Comb through the entries for "chart" and pull out each line that holds it.

**Listed records**
************

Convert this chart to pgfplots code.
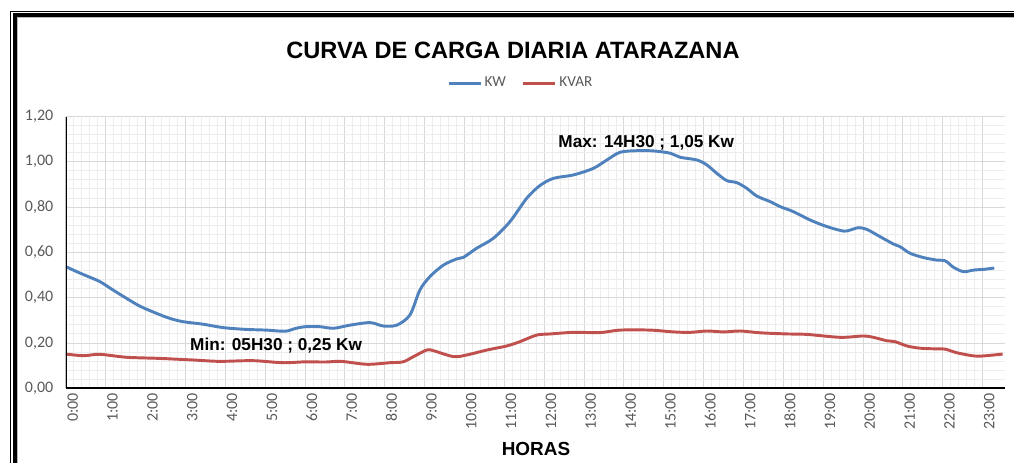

************

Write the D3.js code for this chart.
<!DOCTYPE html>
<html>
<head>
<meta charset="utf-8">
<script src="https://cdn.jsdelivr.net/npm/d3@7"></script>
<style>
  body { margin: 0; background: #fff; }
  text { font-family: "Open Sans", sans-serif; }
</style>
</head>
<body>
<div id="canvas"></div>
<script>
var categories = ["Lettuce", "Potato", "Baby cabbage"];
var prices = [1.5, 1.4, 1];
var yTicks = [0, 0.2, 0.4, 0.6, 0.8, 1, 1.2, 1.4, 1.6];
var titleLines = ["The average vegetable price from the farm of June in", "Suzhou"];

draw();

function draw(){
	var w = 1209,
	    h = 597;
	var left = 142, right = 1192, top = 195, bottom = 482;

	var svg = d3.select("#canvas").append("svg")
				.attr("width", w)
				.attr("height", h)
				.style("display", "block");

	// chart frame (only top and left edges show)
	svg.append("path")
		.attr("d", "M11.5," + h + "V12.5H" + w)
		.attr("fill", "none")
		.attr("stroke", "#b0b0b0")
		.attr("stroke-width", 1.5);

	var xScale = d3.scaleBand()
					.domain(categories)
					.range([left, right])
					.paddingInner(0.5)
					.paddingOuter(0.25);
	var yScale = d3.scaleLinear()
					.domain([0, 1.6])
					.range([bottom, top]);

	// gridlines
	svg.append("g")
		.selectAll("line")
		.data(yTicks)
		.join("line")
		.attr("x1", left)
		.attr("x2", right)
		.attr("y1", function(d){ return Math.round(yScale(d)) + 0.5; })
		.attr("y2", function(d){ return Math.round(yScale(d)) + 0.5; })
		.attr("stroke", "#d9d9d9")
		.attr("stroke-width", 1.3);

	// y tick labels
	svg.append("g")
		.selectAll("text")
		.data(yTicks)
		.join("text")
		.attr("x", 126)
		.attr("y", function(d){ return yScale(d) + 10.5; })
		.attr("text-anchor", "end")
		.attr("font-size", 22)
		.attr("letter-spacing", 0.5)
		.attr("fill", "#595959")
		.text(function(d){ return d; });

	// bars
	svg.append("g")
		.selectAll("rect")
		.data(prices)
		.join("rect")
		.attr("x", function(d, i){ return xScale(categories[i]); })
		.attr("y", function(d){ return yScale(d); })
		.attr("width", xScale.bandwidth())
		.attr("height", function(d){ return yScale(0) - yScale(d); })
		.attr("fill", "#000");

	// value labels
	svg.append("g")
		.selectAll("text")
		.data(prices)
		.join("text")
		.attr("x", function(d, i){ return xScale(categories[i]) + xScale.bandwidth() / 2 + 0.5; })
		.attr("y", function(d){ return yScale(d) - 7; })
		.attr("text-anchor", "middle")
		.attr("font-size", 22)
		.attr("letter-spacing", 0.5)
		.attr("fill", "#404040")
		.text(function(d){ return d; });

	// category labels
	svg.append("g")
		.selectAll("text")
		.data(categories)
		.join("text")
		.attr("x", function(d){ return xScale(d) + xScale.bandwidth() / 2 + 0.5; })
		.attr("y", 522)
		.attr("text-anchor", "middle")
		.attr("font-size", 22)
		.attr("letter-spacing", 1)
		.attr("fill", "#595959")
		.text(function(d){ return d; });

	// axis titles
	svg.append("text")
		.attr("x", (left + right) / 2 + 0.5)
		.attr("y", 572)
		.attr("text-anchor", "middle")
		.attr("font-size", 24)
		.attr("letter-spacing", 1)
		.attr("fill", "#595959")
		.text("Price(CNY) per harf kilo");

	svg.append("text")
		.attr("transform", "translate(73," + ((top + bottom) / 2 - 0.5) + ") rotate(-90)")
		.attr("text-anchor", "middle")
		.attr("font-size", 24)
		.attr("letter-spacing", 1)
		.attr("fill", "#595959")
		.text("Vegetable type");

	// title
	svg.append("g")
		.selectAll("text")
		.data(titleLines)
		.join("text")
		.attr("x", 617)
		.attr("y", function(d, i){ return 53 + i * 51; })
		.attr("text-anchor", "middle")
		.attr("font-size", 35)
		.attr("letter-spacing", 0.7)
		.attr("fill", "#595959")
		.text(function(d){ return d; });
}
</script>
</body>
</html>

************

**Written solution**
Convert this chart to pgfplots code.
Write the D3.js code for this chart.
	// chart frame (only top and left edges show)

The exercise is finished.